Ms. Iida, 26 years old, is one of a growing number of young Japanese using mobile phones to write and exchange tanka, an ancient form of unrhymed poetry whose roots reach back at least 1,300 years. Scores of tanka home pages and bulletin boards are popping up on cellphone Internet sites with names like Palm-of-the-Hand Tanka and Teenage Tanka.
Japan's national public broadcaster airs a weekly show called "Saturday Night Is Cellphone Tanka," which gets about 3,000 poems emailed from listeners' mobiles each week on topics like parental nagging and the boy in the next class.
Tanka, literally "short song," is thought to have first emerged around the eighth century. It is composed of 31 syllables arranged in a rigid, five-line pattern of 5-7-5-7-7. It's big on archaic words and has long been associated with high culture.

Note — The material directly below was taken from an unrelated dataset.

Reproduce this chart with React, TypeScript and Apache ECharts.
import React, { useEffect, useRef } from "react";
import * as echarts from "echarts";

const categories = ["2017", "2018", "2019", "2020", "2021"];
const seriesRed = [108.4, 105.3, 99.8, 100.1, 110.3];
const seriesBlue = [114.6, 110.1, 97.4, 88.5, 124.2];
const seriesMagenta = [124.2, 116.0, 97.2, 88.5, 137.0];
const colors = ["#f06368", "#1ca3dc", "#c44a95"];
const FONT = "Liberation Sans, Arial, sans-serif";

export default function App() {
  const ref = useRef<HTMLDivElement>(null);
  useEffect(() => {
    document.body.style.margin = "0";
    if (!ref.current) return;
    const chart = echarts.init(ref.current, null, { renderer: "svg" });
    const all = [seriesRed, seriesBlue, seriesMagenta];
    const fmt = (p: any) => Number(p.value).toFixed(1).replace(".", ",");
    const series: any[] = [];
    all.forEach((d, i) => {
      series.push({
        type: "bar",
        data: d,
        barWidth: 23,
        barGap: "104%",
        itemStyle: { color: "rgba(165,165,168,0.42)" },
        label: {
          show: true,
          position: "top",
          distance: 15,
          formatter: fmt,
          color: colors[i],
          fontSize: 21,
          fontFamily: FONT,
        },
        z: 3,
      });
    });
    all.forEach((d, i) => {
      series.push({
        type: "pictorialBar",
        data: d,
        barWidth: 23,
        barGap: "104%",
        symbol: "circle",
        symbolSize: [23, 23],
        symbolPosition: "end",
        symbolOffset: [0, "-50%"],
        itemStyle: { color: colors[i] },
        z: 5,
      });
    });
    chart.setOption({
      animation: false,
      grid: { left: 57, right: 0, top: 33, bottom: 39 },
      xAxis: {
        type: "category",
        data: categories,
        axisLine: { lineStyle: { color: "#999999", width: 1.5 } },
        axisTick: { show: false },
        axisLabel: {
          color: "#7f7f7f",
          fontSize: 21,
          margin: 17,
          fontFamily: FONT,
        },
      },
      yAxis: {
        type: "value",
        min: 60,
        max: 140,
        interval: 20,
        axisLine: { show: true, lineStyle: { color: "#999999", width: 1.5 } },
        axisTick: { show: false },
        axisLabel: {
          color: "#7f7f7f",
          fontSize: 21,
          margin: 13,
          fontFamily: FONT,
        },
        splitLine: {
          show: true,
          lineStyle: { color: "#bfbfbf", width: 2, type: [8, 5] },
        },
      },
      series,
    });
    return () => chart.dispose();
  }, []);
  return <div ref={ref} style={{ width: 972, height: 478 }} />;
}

Courtiers of the 10th century exchanged love letters in tanka form, and the imperial family still pens tanka at the start of each year on topics like "happiness" and "spring." Tanka are often used to commemorate pivotal moments like death: Japanese novelist Yukio Mishima wrote two tanka before he slit his belly in ritual suicide in 1970.

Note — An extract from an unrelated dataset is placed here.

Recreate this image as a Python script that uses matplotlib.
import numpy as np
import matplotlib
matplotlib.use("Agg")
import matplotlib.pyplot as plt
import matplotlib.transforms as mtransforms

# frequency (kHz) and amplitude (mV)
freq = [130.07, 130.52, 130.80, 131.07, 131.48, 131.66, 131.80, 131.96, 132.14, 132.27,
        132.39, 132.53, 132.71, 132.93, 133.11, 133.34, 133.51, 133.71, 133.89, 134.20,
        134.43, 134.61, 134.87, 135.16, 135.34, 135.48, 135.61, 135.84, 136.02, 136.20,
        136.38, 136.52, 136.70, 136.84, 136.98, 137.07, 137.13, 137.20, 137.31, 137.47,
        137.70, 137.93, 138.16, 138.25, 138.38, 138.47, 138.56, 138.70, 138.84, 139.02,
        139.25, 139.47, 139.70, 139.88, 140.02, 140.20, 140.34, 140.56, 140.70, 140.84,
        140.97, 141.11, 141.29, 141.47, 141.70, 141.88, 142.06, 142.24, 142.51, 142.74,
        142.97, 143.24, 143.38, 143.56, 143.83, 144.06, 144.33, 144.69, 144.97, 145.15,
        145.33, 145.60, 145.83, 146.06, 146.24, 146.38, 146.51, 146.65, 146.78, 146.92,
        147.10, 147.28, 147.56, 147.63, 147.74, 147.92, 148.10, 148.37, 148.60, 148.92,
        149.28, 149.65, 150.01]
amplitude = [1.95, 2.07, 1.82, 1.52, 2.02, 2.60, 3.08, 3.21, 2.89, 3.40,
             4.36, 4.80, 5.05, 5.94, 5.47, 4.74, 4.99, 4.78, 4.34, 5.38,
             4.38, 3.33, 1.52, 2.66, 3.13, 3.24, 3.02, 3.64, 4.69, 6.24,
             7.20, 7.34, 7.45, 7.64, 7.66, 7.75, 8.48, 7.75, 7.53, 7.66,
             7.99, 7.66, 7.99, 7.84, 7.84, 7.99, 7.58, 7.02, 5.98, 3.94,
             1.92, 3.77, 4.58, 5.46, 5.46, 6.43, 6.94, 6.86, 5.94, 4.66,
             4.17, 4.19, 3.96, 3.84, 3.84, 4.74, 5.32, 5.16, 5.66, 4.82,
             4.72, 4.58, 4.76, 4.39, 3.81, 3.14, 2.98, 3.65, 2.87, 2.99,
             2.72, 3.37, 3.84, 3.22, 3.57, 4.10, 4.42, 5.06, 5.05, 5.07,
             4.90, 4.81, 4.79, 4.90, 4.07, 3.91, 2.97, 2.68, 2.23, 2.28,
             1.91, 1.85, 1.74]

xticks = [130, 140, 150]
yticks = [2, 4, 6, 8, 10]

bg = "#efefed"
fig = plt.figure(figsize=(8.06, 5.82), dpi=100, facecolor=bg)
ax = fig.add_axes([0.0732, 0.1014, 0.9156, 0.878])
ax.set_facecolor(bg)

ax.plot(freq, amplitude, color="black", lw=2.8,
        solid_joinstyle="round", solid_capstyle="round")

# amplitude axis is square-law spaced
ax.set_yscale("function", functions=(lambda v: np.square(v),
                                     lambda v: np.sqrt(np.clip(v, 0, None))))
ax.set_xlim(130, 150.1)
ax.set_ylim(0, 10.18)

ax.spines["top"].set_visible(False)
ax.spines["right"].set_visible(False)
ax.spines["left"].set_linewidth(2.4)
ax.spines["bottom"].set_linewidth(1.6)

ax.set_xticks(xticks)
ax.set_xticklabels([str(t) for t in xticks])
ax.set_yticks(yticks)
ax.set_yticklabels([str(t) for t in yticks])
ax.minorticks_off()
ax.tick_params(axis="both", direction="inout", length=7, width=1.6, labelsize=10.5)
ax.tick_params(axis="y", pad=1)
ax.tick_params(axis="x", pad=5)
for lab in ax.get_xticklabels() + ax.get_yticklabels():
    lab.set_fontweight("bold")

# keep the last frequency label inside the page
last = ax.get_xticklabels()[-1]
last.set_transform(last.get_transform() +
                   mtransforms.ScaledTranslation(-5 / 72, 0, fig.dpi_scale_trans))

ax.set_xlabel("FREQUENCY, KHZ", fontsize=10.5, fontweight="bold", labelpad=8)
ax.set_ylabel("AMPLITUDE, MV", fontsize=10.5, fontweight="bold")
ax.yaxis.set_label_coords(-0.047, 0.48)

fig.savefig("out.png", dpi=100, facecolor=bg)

But young Japanese say tanka is surprisingly suited to the cellphone. It's short enough to fit on little mobile screens, and simple enough to let young poets whip out bits of verse whenever the spirit moves them.
The new, freewheeling wave of poetry on cellphones is roiling the traditional, hierarchical tanka world. There, budding writers spend years of apprenticeship in poetry societies called kessha, under the guidance of a master poet. Many labor for 10 or 20 years before the master decides they're good enough to put out their own poetry collections.
Traditionalists frown on cellphone tanka's liberal use of slang and colloquial Japanese. They say the topics are frivolous and the writing shallow and one-dimensional.
True tanka should be complex and multilayered, says Kenya Washio, 61, an editor ... In a kessha, poets learn their craft the hard way: by having their creations torn to shreds at group readings. "Tanka is an exercise in masochism," he says. "You get criticized and put down; you curse, you're mortified, you cry. Then you go home and write some more."
Some feel that despite the differences, cellphone tanka could be good for the tanka world. The tanka-writing population has been aging rapidly -- along with the rest of Japan ... Shin Araragi's members are 75 years old, on average ... One tanka on its Web site describes a visit to the urologist.
"Tanka Study," Japan's most prestigious tanka monthly, whose subscribers are in their 70s and 80s mostly, is reaching out to a younger audience by including a section for cellphone tanka, where the text is typed horizontally, unlike the rest of the magazine.
"We're really hoping that with the spread of cellphones, tanka will be able to survive," says Akiko Oshida, the magazine's editor.